Scanbox: Turn Your iPhone into a Scanning Platform
Scanbox: Turn Your iPhone into a Scanning Platform
Another successful Kickstarter project in its funding infancy, Scanbox has already achieved full funding with almost $70 thousand raised of its $12,500 goal. With 38 days left, it's clear that backers think this product will be a useful tool.
Scanbox, designed by Australian Phil Bosua, Ben Hillier, and Luke Allen, offers a highly portable and utilitarian function—it easily unfolds from a flatpack and snaps together with high-strength magnets to form a scanner platform for the iPhone. The idea was borne from the fact that scanners today—for many people—are not used often, gather dust, take up space, and often require more effort than they are worth.
The box promises to rid users of clunky machines and provide them with a useful and portable version that gets the job done in an arguably better way. The basic version is dependent upon surrounding light conditions, but the "Plus" model offers thin, LED lights to counteract unfortunate lighting situations. The box allows users to "scan" documents and receipts, photograph 3d objects, copy photos and provides a platform for video feed.
Phil agreed to answer a few questions about the Scanbox journey...
What originally motivated you to create Scanbox—any specific problems or challenges?
While we were working on another project, one of our team members—Ben Hillier—brought in a simple polystyrene box with a hole cut into the top. He said “I needed to scan some documents and email them to someone, so instead of buying a scanner I cut a hole in the top of this box and put my phone on top of it. What do you think?” I instantly said it was awesome and that we should put our other project on hold to see if we could come up with a working prototype built around this spark.

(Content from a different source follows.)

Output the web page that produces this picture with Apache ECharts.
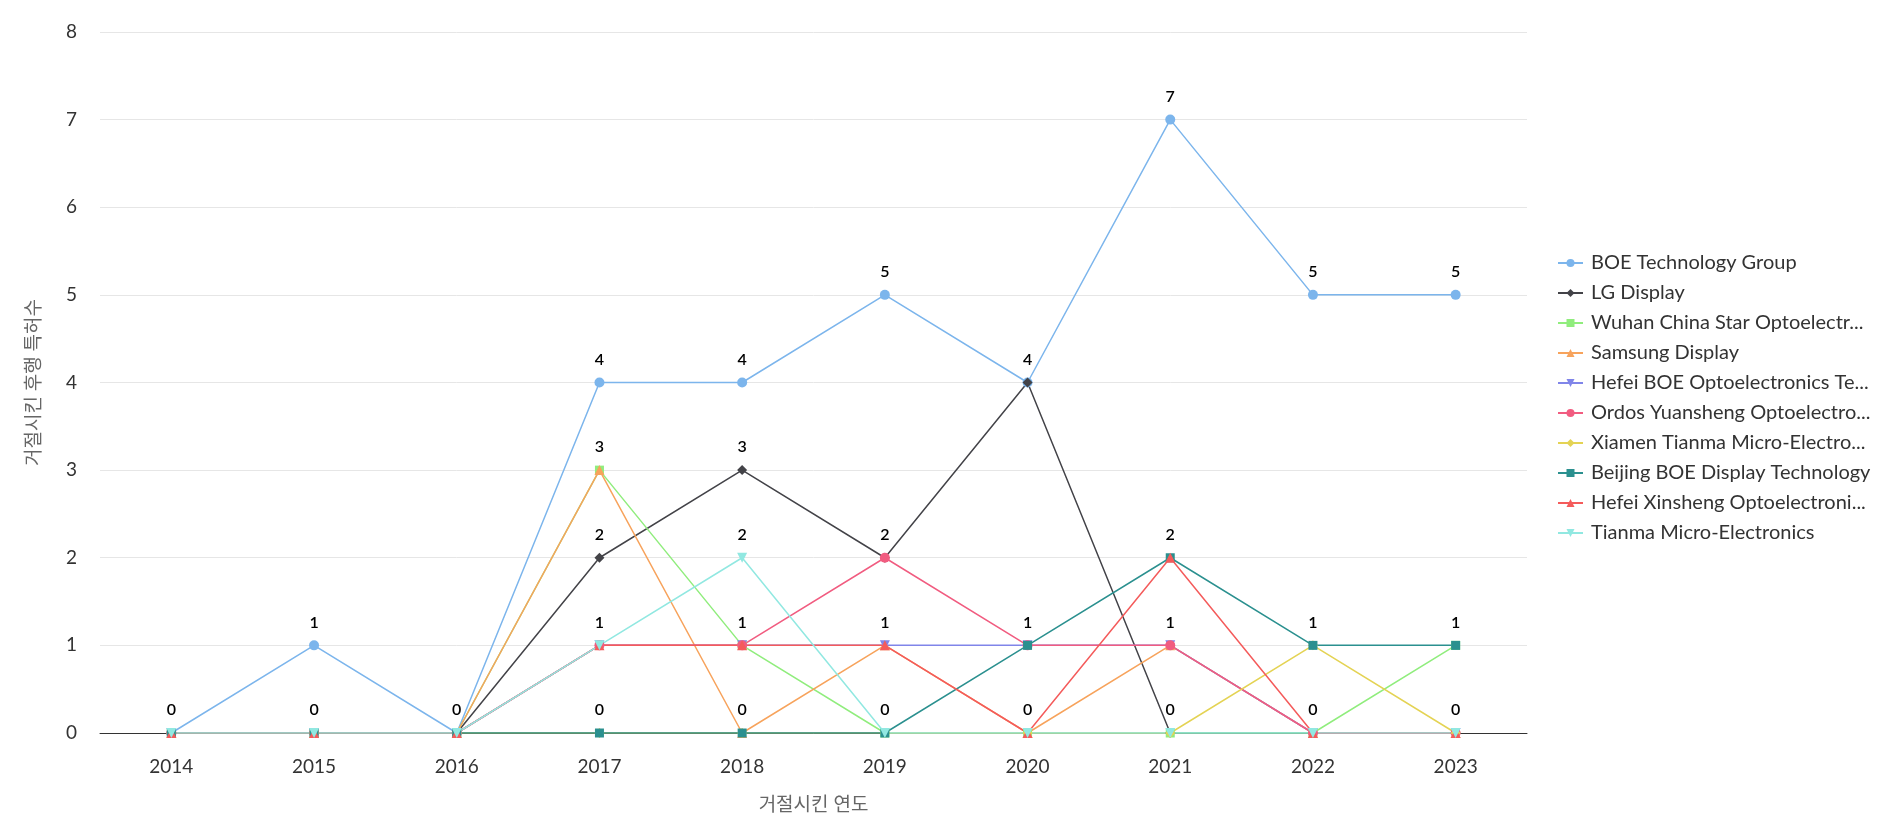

What are the biggest obstacles you have faced in bringing the design from concept to product?
It took about 3 months to get a prototype in our hands that we were happy with. The biggest problem was probably knowing how far to push the design. Two months in, some of the team were thinking we should just release it and “get it done,” but deep down I knew that until we were 100% proud of what we had done, we should keep working on it. That doesn't mean it’s a perfect design, but it does mean after three months of intense development we were proud of what we had achieved and ready to show the world.
Finding the time was also difficult. One team member had a baby in the middle of the project, and the amount of time each team member could dedicate to Scanbox varied. It took a lot of pushing and driving to finish the Scanbox prototype as well as the Kickstarter video and project profile. Although Scanbox was a real team effort, I did realize early on that it was important for someone to assume the “driver” role. It’s very easy to let these things drag on indefinitely, which makes it even more important for someone to take on the responsibility for finishing it.
Why do you think designers are turning to platforms like Kickstarter to bring ideas to market? What are the pros and cons of such an experience?
I think Kickstarter is a revolution in economics. It is simultaneously a launch platform, marketing platform, pre-order system, distribution system, retail store, product testing platform, focus group... I could probably keep going, but what I really love is that Kickstarter achieves all this while retaining its grassroots feel. It forces you to be honest and vulnerable but also rewards innovation and great design. Maybe Kickstarter is the YouTube of manufacturing.
As far as cons go, I guess there must be some but it would take quite a critical brain to really find the negative in such an awesome concept. Maybe for us specifically the postage costs have been a real problem, but thats not really a Kickstarter issue, just the reality of shipping individual products all around the world.
What was your reaction to Scanbox's quick funding success and the surpassing of your goal (x5+!)?
I was blown away. The response from the Kickstarter community in the first week was amazing, then we got picked up by a couple of press agencies and big blogs—including Wired’s Kickstarter of the week, and it just blew up! We started refreshing the Kickstarter page every couple of minutes and new orders were coming in everytime we hit reload. Super exciting.
On Kickstarter, the project received some criticism for being a glorified box and even a bit frivolous, but you argue that it provides a stable and parallel surface for better and accurate "scans," can give more consistant lighting and a neutral background. You talked about the thought and iteration that went into designing the right structure, achieving durability, portability, a proper parallel surface, etc. Anything else you would add?
Thats a good question. Maybe I’d say that it’s not for them. For me, the simple “I wish I’d thought of that” ideas are the best ideas. My hope is that the design we have come up with has done the concept justice.
Where did you find inspiration in designing Scanbox, both stylistically and formally?
Many years ago my creative mentor, Geoff Bentley, taught me the “Form Follows Function” design philosophy. I purposefully took that approach for the Scanbox design from the beginning and made a point of not including anything in the design that did not add to the function of the product.
Anything else you'd like to add or share about yourself or Scanbox?
The importance of a video when doing a Kickstarter project cannot be underestimated. The video and project page of a Kickstarter campaign should be considered part of the actual product. I tried to take the same design philosophy and attention to detail with these elements as I did with the actual Scanbox.
Apparently, your care in building the project payed off. Best of luck in production, and thanks for speaking with us Phil!